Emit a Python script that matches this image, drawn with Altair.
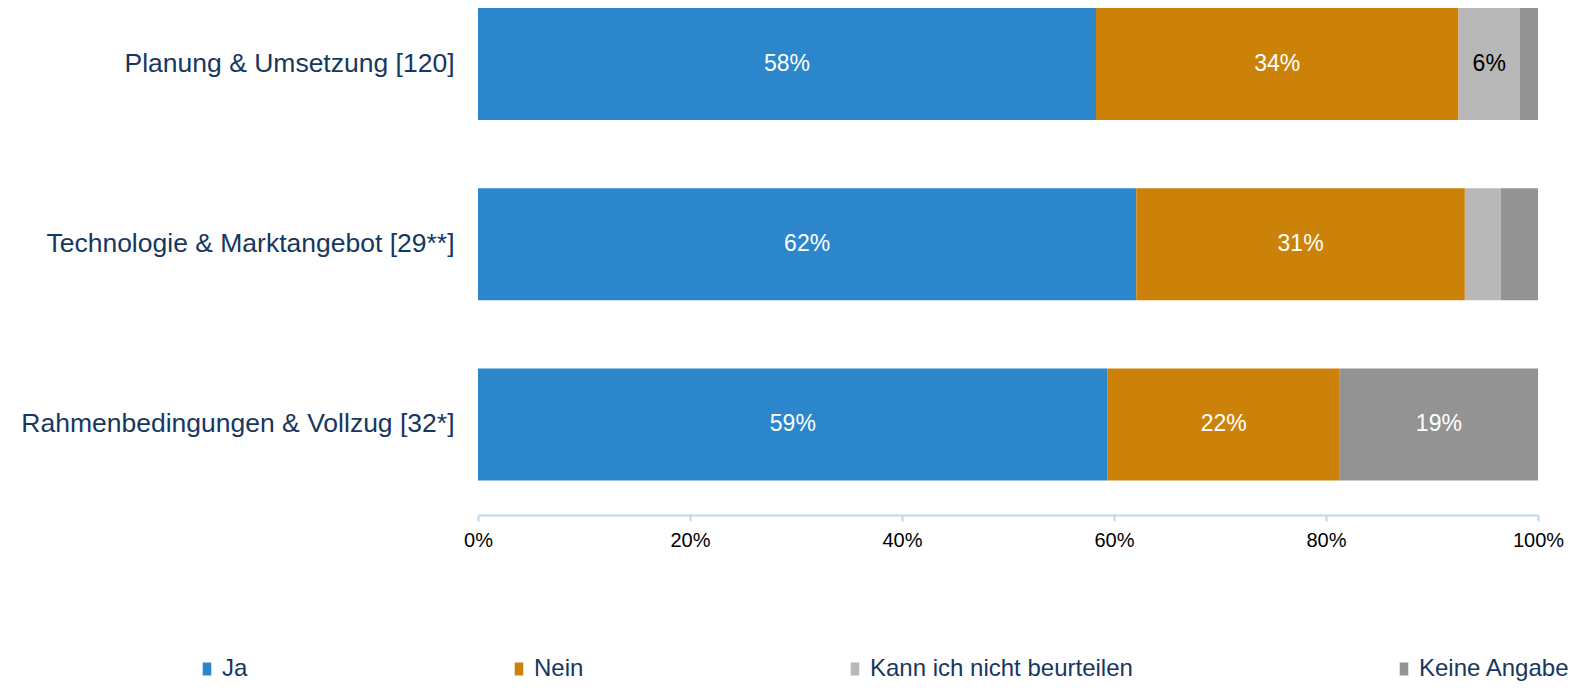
import altair as alt
import pandas as pd

categories = [
    "Planung & Umsetzung [120]",
    "Technologie & Marktangebot [29**]",
    "Rahmenbedingungen & Vollzug [32*]",
]
series = ["Ja", "Nein", "Kann ich nicht beurteilen", "Keine Angabe"]
ja = [0.583, 0.621, 0.594]
nein = [0.342, 0.310, 0.219]
kann = [0.058, 0.034, 0.0]
keine = [0.017, 0.035, 0.187]
colors = ["#2C86CC", "#CC8208", "#B8B8B8", "#939393"]
tick_values = [0, 0.2, 0.4, 0.6, 0.8, 1.0]

NAVY = "#17375E"
FONT = "Liberation Sans"

rows = []
for i, c in enumerate(categories):
    for j, (s, vals) in enumerate(zip(series, [ja, nein, kann, keine])):
        rows.append({"Kategorie": c, "Antwort": s, "Anteil": vals[i], "Reihenfolge": j})
df = pd.DataFrame(rows)

base = (
    alt.Chart(df)
    .transform_stack(
        stack="Anteil",
        groupby=["Kategorie"],
        sort=[alt.SortField("Reihenfolge", order="ascending")],
        as_=["x0", "x1"],
    )
    .transform_calculate(
        mid="(datum.x0 + datum.x1) / 2",
        tc="datum.Antwort == 'Kann ich nicht beurteilen' ? '#000000' : '#FFFFFF'",
    )
)

y_enc = alt.Y(
    "Kategorie:N",
    sort=categories,
    scale=alt.Scale(paddingInner=0.3786, paddingOuter=0.0957, align=0),
    axis=alt.Axis(
        title=None,
        domain=False,
        ticks=False,
        labelFontSize=26.5,
        labelFont=FONT,
        labelColor=NAVY,
        labelPadding=24,
        labelLimit=800,
    ),
)

bars = base.mark_bar().encode(
    y=y_enc,
    x=alt.X(
        "x0:Q",
        scale=alt.Scale(domain=[0, 1], nice=False),
        axis=alt.Axis(
            title=None,
            format=".0%",
            values=tick_values,
            grid=False,
            domainColor="#BDD7EE",
            domainWidth=2,
            tickColor="#BDD7EE",
            tickWidth=2,
            tickSize=6,
            labelFontSize=20,
            labelFont=FONT,
            labelColor="#000000",
            labelPadding=9,
            labelFlush=False,
        ),
    ),
    x2="x1:Q",
    color=alt.Color(
        "Antwort:N",
        scale=alt.Scale(domain=series, range=colors),
        legend=alt.Legend(
            title=None,
            orient="none",
            legendX=-283,
            legendY=649,
            direction="horizontal",
            columnPadding=259,
            symbolType="M-0.66,-1H0.66V1H-0.66Z",
            symbolSize=169,
            symbolStrokeWidth=0,
            labelFontSize=24,
            labelFont=FONT,
            labelColor=NAVY,
            labelOffset=3,
            labelLimit=500,
        ),
    ),
)

labels = (
    base.transform_filter("datum.Anteil >= 0.05")
    .mark_text(fontSize=23, font=FONT)
    .encode(
        y=alt.Y("Kategorie:N", sort=categories),
        x=alt.X("mid:Q"),
        text=alt.Text("Anteil:Q", format=".0%"),
        color=alt.Color("tc:N", scale=None),
    )
)

chart = (
    alt.layer(bars, labels)
    .properties(
        width=1060,
        height=507,
        autosize=alt.AutoSizeParams(type="none"),
        padding={"left": 470, "top": 0, "right": 30, "bottom": 167},
    )
    .configure_view(stroke=None)
)

chart.save("out.html", embed_options={"renderer": "svg", "actions": False})
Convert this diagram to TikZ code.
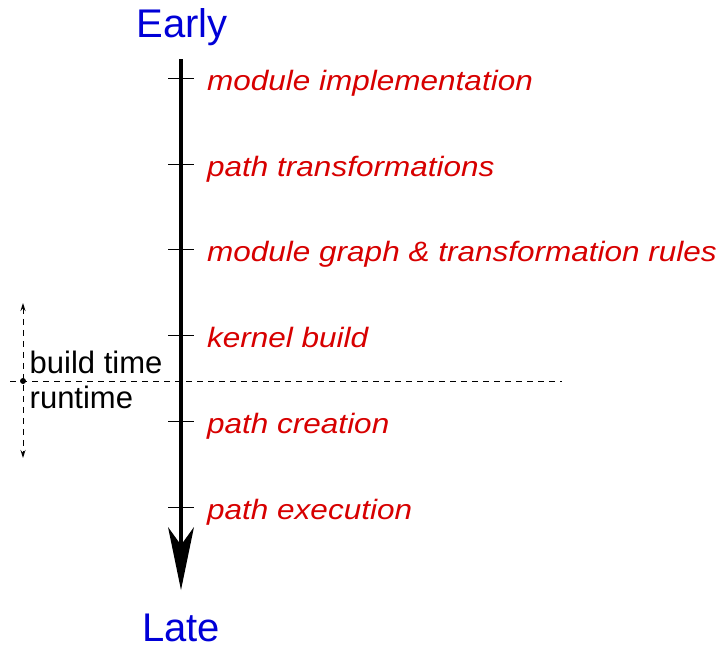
\documentclass[tikz,border=0pt]{standalone}
\usepackage{fontspec}
\setmainfont{Liberation Sans}
\newfontfamily\redfont[FakeStretch=1.125]{Liberation Sans}
\usetikzlibrary{arrows.meta}
\definecolor{labred}{RGB}{215,0,0}
\definecolor{labblue}{RGB}{0,0,215}
\begin{document}
\begin{tikzpicture}[x=1pt,y=-1pt,
  ticmark/.style={line width=1pt},
  shaft/.style={line width=4pt},
  dashline/.style={line width=1pt, dash pattern=on 6pt off 5pt},
  lab/.style={anchor=base west, inner sep=0pt, text=labred, font=\redfont\itshape\fontsize{28}{32}\selectfont},
  endlab/.style={anchor=base, inner sep=0pt, text=labblue, font=\fontsize{40}{44}\selectfont},
  sidelab/.style={anchor=base west, inner sep=0pt, text=black, font=\fontsize{31}{34}\selectfont},
  smalltip/.tip={Stealth[length=8pt,width=5pt]}
]
\useasboundingbox (0,0) rectangle (722,648);

% end labels
\node[endlab] (early) at (182,37) {Early};
\node[endlab] (late) at (181,641.5) {Late};

% main time axis
\coordinate (top) at (181,59);
\coordinate (neck) at (181,545);
\coordinate (tip) at (181,590);
\draw[shaft] (top) -- (neck);
\fill (tip) -- (194,527) -- (neck) -- (168,527) -- cycle;

% ticks and labels
\foreach \y/\name/\txt in {78.5/l1/module implementation,
                         164.2/l2/path transformations,
                         249.9/l3/module graph \& transformation rules,
                         335.6/l4/kernel build,
                         421.3/l5/path creation,
                         507/l6/path execution}{
  \draw[ticmark] (168,\y) coordinate (\name a) -- (194,\y) coordinate (\name b);
  \node[lab] (\name) at (207,\y+12) {\txt};
}

% build time / runtime separation
\coordinate (dl) at (10,381);
\coordinate (dr) at (562,381);
\draw[dashline] (dl) -- (dr);
\node[circle, fill=black, inner sep=0pt, minimum size=6pt] (dot) at (23,381) {};
\coordinate (up) at (23,303);
\coordinate (down) at (23,458);
\draw[dashline, smalltip-smalltip] (up) -- (down);
\node[sidelab] (bt) at (29.5,373.5) {build time};
\node[sidelab] (rt) at (29.5,408.5) {runtime};
\end{tikzpicture}
\end{document}
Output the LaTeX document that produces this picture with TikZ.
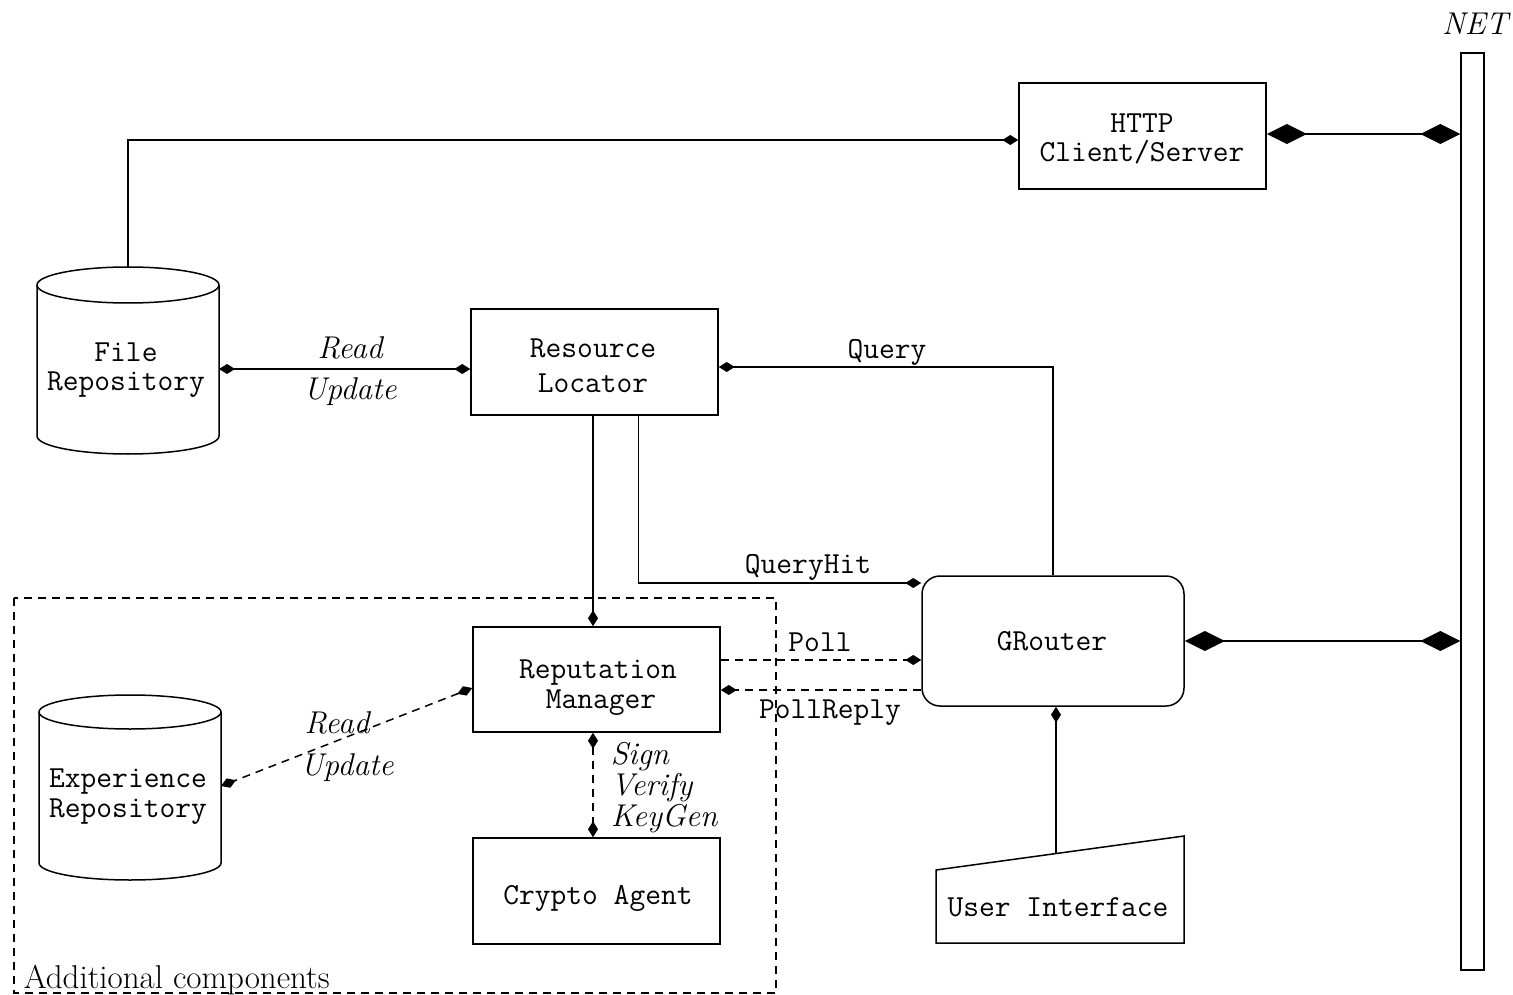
\documentclass[tikz,border=0pt]{standalone}
\usetikzlibrary{arrows.meta,calc}
\begin{document}
\begin{tikzpicture}[x=1pt,y=-1pt,line width=1.5pt,
  tt/.style={font=\fontsize{30.6}{32}\selectfont\ttfamily},
  ttl/.style={tt,anchor=base,inner sep=0pt},
  it/.style={font=\fontsize{31.5}{31}\selectfont\itshape},
  rm/.style={font=\fontsize{33}{36}\selectfont},
  box/.style={draw,rectangle,minimum width=247pt,minimum height=106pt,inner sep=0pt},
  sd/.style={-{Diamond[length=16pt,width=10pt]}},
  dd/.style={{Diamond[length=16pt,width=10pt]}-{Diamond[length=16pt,width=10pt]}},
  bigdd/.style={{Diamond[length=40pt,width=20pt]}-{Diamond[length=40pt,width=20pt]}},
  dsh/.style={dash pattern=on 8pt off 6pt}]
\useasboundingbox (0,0) rectangle (1513,995);

% NET bar
\node[draw,rectangle,minimum width=23pt,minimum height=917pt,inner sep=0pt] (net) at (1472.5,511.5) {};
\node[it] (netlbl) at (1475,24) {NET};

% boxes
\node[box] (http) at (1142.5,136) {};
\node[tt,align=center,inner sep=0pt] (httpt) at (1142,139.4) {HTTP\\[-3pt]Client/Server};
\node[box] (rl) at (594.5,362) {};
\node[ttl] (rla) at (593,357) {Resource};
\node[ttl] (rlb) at (593,392) {Locator};
\node[box,minimum height=105pt] (rmgr) at (596.5,679.5) {};
\node[ttl] (rma) at (598,678) {Reputation};
\node[ttl] (rmb) at (601,708) {Manager};
\node[box] (ca) at (596.5,891) {};
\node[ttl] (cat) at (598,904) {Crypto Agent};
\node[draw,rectangle,rounded corners=18pt,minimum width=262pt,minimum height=130pt,inner sep=0pt] (gr) at (1053,641) {};
\node[ttl] (grt) at (1052,650) {GRouter};

% File repository cylinder
\draw (37,285) -- (37,436) arc[start angle=180,end angle=360,x radius=91pt,y radius=18pt] -- (219,285);
\draw (128,285) ellipse [x radius=91pt,y radius=18pt];
\node[tt,align=center,inner sep=0pt] (frt) at (126,370) {File\\[-3pt]Repository};
\coordinate (frtop) at (128,267);
\coordinate (frR) at (219,369);

% Experience repository cylinder
\draw (39,712) -- (39,863) arc[start angle=180,end angle=360,x radius=91pt,y radius=17pt] -- (221,712);
\draw (130,712) ellipse [x radius=91pt,y radius=17pt];
\node[ttl] (era) at (128,787) {Experience};
\node[ttl] (erb) at (128,817) {Repository};
\coordinate (erR) at (221,786);

% User interface
\draw (936,870) -- (1184,836) -- (1184,943) -- (936,943) -- cycle;
\node[tt] (ui) at (1058,907) {User Interface};
\coordinate (uitop) at (1056,853.5);

% Additional components
\draw[dsh] (14,598) rectangle (776,993);
\node[rm,anchor=base west,inner sep=0pt] (addc) at (23,988) {Additional components};

% connectors
\draw[sd] (frtop) |- ([yshift=-4pt]http.west);
\draw[bigdd] ([yshift=2pt]http.east) -- ([yshift=2pt]http.east -| net.west);
\draw[dd] (frR) -- (frR -| rl.west);
\node[it] (rd1) at (350,348) {Read};
\node[it] (up1) at (350,392) {Update};
\draw[sd] (gr.north) |- ([yshift=-5pt]rl.east);
\node[tt] (qlbl) at (887,352) {Query};
\draw[sd] ([xshift=44pt]rl.south) |- ([yshift=58pt]gr.west);
\node[tt] (qhlbl) at (808,567) {QueryHit};
\draw[sd] ([xshift=-1.5pt]rl.south) -- ([xshift=-1.5pt]rl.south |- rmgr.north);
\coordinate (pl) at ([yshift=19.5pt]rmgr.east);
\draw[sd,dsh] (pl) -- (pl -| gr.west);
\node[tt] (pllbl) at (820,642) {Poll};
\coordinate (pr) at ([yshift=-10.5pt]rmgr.east);
\draw[sd,dsh] (pr -| gr.west) -- (pr);
\node[tt] (prlbl) at (830,713) {PollReply};
\draw[bigdd] (gr.east) -- (gr.east -| net.west);
\draw[sd] (uitop) -- (uitop |- gr.south);
\draw[dd,dsh] ([yshift=-8.5pt]rmgr.west) -- (erR);
\node[it] (rd2) at (337,723) {Read};
\node[it] (up2) at (347,768) {Update};
\draw[dd,dsh] ([xshift=-3.5pt]rmgr.south) -- ([xshift=-3.5pt]ca.north);
\node[it,align=left,anchor=west,inner sep=0pt] (svk) at (610,788) {Sign\\Verify\\KeyGen};
\end{tikzpicture}
\end{document}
·····
Exactly as they appear, write out the lines from the one containing "Output the LaTeX" down to the one containing "(0,0) rectangle (1513,995);", both included. Pictures are left out.

> **Answer to the exercise**:
Output the LaTeX document that produces this picture with TikZ.
\documentclass[tikz,border=0pt]{standalone}
\usetikzlibrary{arrows.meta,calc}
\begin{document}
\begin{tikzpicture}[x=1pt,y=-1pt,line width=1.5pt,
  tt/.style={font=\fontsize{30.6}{32}\selectfont\ttfamily},
  ttl/.style={tt,anchor=base,inner sep=0pt},
  it/.style={font=\fontsize{31.5}{31}\selectfont\itshape},
  rm/.style={font=\fontsize{33}{36}\selectfont},
  box/.style={draw,rectangle,minimum width=247pt,minimum height=106pt,inner sep=0pt},
  sd/.style={-{Diamond[length=16pt,width=10pt]}},
  dd/.style={{Diamond[length=16pt,width=10pt]}-{Diamond[length=16pt,width=10pt]}},
  bigdd/.style={{Diamond[length=40pt,width=20pt]}-{Diamond[length=40pt,width=20pt]}},
  dsh/.style={dash pattern=on 8pt off 6pt}]
\useasboundingbox (0,0) rectangle (1513,995);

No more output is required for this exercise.